**JOB**
Go through the entries and count the lines with the string "drawn" in them. Give only that number.

— Begin DATA SECTION —

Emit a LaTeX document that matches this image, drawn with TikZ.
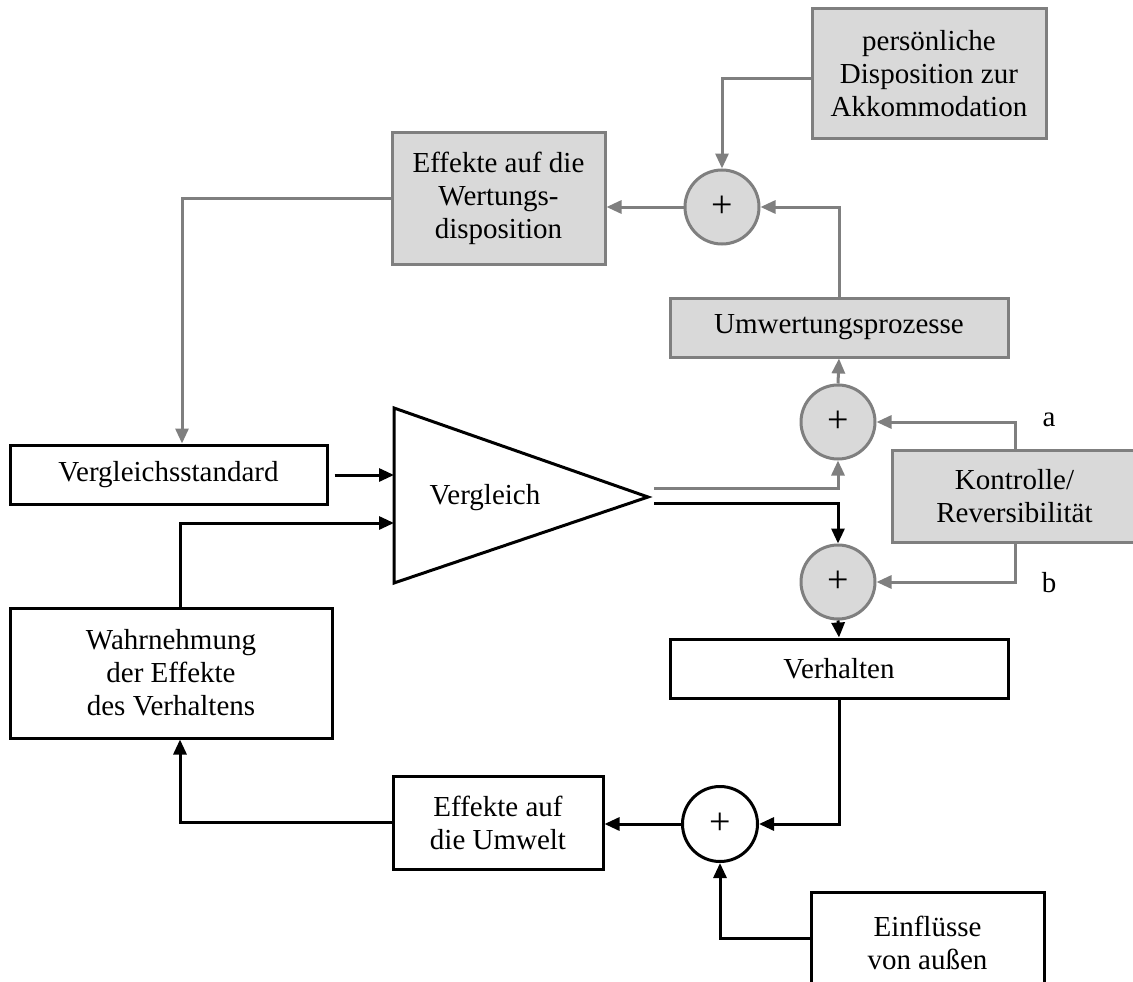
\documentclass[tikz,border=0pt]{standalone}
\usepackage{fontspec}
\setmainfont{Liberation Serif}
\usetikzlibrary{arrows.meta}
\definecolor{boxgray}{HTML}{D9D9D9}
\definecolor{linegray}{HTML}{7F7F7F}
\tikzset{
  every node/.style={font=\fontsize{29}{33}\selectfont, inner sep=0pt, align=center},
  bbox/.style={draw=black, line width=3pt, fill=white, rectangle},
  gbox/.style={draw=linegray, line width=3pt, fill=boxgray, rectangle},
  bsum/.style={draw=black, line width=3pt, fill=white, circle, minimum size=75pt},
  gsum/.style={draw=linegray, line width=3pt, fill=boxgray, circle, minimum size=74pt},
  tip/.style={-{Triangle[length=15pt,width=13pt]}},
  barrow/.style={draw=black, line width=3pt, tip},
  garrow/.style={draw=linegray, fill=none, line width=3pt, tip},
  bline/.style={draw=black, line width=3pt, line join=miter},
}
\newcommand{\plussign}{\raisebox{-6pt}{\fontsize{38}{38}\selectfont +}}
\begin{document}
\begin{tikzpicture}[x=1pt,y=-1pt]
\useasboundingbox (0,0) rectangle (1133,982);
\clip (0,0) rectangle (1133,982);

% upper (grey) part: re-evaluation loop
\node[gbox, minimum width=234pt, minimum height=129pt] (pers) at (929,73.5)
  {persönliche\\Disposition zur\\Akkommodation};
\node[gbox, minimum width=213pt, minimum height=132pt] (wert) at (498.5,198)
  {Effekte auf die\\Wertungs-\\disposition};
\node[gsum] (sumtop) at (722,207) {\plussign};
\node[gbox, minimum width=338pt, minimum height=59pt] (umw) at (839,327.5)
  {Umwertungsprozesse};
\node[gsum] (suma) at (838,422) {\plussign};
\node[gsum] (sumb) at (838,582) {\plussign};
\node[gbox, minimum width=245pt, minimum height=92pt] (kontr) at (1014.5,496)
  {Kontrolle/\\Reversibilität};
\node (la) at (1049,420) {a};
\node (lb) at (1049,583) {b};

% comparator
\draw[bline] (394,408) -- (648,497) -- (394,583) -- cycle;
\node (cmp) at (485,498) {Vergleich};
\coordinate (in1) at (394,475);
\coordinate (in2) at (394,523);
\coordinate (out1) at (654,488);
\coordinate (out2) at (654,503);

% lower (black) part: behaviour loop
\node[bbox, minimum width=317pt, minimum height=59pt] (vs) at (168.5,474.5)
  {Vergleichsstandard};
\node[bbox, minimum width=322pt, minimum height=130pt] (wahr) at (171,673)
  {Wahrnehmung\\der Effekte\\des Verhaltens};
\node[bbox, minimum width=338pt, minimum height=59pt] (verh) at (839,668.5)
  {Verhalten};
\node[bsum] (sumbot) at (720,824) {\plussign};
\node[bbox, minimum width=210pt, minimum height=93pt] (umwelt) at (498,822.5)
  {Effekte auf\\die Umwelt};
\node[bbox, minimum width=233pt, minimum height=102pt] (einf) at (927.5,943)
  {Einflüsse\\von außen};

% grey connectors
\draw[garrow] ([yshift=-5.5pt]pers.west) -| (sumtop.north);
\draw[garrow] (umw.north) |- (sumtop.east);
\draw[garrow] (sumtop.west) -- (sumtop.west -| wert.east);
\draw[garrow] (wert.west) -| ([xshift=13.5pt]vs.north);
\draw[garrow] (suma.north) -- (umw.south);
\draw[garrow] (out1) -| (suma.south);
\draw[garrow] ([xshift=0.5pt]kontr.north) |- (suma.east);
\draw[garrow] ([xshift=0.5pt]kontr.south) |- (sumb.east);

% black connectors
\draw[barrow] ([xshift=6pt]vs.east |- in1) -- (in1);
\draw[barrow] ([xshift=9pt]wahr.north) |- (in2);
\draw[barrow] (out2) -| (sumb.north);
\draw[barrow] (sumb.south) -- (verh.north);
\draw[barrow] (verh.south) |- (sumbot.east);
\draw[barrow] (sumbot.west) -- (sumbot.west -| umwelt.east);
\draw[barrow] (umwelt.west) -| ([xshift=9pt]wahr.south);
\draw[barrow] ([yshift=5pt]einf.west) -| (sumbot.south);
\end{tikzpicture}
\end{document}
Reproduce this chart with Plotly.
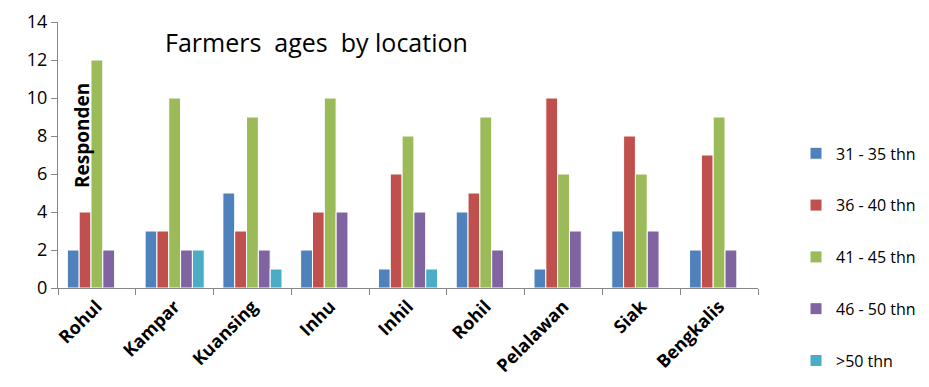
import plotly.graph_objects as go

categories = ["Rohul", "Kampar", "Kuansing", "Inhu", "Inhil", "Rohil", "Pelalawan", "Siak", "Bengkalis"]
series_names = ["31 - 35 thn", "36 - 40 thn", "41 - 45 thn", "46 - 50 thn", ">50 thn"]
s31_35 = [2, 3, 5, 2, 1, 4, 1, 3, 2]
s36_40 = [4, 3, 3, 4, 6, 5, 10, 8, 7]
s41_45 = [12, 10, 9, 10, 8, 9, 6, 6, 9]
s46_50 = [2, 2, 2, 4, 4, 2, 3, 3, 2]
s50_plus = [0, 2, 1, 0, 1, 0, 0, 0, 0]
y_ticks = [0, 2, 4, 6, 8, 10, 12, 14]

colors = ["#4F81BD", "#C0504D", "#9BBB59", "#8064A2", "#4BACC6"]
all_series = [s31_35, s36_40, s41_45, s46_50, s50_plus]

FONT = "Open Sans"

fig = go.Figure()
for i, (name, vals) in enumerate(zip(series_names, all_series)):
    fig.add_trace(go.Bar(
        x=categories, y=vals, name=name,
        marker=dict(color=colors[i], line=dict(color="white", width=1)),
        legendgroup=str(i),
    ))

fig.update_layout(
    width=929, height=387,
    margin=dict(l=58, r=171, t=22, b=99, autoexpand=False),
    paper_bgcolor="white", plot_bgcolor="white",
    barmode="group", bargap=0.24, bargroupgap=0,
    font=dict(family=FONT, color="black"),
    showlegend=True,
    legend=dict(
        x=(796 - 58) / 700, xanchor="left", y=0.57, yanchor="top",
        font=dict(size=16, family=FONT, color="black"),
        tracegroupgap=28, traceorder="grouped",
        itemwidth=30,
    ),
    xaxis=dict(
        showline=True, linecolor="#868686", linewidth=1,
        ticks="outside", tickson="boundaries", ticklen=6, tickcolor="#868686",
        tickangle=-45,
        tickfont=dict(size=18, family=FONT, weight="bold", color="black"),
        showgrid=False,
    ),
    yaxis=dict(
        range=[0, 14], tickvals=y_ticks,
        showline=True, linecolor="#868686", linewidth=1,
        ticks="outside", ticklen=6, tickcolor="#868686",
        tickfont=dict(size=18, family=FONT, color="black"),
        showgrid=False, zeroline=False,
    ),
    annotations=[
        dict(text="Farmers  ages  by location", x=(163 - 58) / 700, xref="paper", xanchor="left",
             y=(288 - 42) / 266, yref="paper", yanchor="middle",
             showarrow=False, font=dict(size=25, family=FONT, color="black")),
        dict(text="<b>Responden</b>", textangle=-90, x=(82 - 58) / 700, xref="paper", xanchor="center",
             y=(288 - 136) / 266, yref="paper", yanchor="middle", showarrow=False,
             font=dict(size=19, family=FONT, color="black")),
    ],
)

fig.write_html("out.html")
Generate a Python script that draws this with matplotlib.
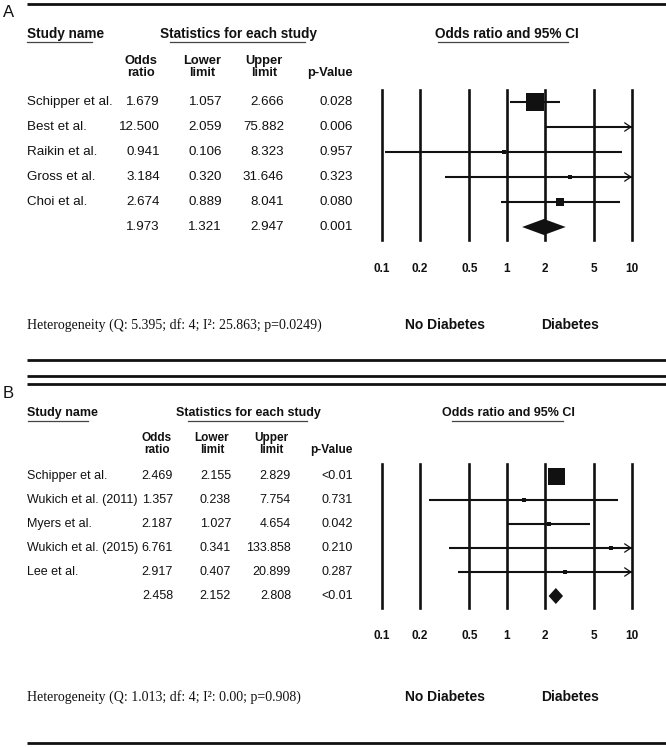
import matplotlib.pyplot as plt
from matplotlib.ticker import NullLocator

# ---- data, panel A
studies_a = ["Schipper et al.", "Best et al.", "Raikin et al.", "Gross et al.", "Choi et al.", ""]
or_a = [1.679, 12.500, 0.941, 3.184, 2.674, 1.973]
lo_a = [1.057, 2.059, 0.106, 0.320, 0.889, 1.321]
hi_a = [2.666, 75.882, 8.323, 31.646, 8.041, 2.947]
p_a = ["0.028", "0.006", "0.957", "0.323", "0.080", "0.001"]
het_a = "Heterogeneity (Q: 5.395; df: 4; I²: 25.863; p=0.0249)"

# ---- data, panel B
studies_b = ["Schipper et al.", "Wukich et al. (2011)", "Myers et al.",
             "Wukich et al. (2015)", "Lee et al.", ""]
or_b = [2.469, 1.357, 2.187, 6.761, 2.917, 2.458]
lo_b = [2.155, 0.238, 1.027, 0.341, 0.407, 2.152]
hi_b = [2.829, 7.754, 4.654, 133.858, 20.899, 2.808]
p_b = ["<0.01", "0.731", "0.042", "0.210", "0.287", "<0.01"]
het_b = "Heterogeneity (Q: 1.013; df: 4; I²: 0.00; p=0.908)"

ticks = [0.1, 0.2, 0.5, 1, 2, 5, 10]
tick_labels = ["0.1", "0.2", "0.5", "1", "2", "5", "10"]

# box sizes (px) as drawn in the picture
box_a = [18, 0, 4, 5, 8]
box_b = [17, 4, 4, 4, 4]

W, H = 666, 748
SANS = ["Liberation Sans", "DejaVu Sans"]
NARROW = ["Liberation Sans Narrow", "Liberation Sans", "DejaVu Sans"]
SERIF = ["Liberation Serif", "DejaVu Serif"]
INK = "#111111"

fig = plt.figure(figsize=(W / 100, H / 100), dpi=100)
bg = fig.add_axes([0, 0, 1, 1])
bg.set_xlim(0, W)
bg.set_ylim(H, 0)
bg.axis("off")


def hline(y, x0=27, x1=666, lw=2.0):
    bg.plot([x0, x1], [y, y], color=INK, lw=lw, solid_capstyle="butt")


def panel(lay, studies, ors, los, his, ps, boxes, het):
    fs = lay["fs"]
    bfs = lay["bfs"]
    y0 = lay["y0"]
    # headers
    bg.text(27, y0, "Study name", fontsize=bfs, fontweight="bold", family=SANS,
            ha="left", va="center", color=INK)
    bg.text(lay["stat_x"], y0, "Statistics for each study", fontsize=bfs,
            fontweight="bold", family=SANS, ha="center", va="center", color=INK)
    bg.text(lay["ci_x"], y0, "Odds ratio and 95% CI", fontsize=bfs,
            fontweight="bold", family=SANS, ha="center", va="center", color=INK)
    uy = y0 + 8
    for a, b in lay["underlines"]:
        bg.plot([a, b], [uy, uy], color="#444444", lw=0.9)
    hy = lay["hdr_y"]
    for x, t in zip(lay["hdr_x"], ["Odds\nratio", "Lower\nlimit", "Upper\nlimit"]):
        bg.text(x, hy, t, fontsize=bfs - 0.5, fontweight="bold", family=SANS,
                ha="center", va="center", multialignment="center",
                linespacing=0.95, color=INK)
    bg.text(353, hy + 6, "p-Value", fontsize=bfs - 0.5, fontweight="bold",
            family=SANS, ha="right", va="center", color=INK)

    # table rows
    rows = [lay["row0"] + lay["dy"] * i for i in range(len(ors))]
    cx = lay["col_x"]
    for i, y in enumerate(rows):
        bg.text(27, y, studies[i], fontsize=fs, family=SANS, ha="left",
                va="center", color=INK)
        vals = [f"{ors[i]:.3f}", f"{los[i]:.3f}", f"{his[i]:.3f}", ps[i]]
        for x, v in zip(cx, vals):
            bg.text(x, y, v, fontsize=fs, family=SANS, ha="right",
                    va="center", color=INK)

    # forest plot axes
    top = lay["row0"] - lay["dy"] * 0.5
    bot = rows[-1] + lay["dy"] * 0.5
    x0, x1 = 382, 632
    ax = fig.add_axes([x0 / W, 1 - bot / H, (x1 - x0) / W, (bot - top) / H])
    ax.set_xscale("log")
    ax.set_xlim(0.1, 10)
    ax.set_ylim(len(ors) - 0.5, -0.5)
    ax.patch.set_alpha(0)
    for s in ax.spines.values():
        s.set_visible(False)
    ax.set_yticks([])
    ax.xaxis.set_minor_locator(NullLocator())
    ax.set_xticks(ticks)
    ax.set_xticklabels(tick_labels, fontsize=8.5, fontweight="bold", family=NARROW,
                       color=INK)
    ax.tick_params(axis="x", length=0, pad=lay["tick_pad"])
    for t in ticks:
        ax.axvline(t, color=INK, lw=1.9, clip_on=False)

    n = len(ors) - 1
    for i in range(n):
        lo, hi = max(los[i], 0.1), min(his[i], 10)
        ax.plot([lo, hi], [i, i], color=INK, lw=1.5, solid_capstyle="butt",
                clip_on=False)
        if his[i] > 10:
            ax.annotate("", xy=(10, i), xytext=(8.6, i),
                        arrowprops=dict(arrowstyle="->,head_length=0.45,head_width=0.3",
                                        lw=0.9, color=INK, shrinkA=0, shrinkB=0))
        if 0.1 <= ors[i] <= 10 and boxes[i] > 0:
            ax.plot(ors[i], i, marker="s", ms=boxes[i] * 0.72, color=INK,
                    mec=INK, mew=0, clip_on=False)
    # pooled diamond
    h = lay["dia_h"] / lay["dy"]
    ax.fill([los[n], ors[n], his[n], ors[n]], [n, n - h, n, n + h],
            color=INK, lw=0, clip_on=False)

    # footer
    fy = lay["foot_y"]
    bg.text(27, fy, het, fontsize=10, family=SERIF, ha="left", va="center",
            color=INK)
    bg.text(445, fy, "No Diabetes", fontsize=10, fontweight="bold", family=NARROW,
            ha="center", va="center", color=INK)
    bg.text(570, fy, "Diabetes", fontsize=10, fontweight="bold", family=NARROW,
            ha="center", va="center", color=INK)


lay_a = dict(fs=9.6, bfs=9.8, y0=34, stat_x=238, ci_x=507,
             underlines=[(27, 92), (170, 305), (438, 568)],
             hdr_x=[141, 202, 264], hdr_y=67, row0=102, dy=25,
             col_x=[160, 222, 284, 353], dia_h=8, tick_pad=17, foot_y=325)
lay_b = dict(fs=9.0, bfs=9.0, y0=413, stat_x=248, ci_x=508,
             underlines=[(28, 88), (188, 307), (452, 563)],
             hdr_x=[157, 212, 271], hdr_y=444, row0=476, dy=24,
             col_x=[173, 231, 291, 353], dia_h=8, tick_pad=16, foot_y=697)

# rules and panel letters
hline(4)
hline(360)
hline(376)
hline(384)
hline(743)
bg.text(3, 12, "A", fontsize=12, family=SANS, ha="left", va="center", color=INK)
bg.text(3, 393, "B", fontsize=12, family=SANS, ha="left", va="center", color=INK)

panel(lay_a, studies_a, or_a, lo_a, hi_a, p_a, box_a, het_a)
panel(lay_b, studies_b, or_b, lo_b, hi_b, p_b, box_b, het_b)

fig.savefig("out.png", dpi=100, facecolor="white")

— End DATA SECTION —

**WRITTEN REPLY**
2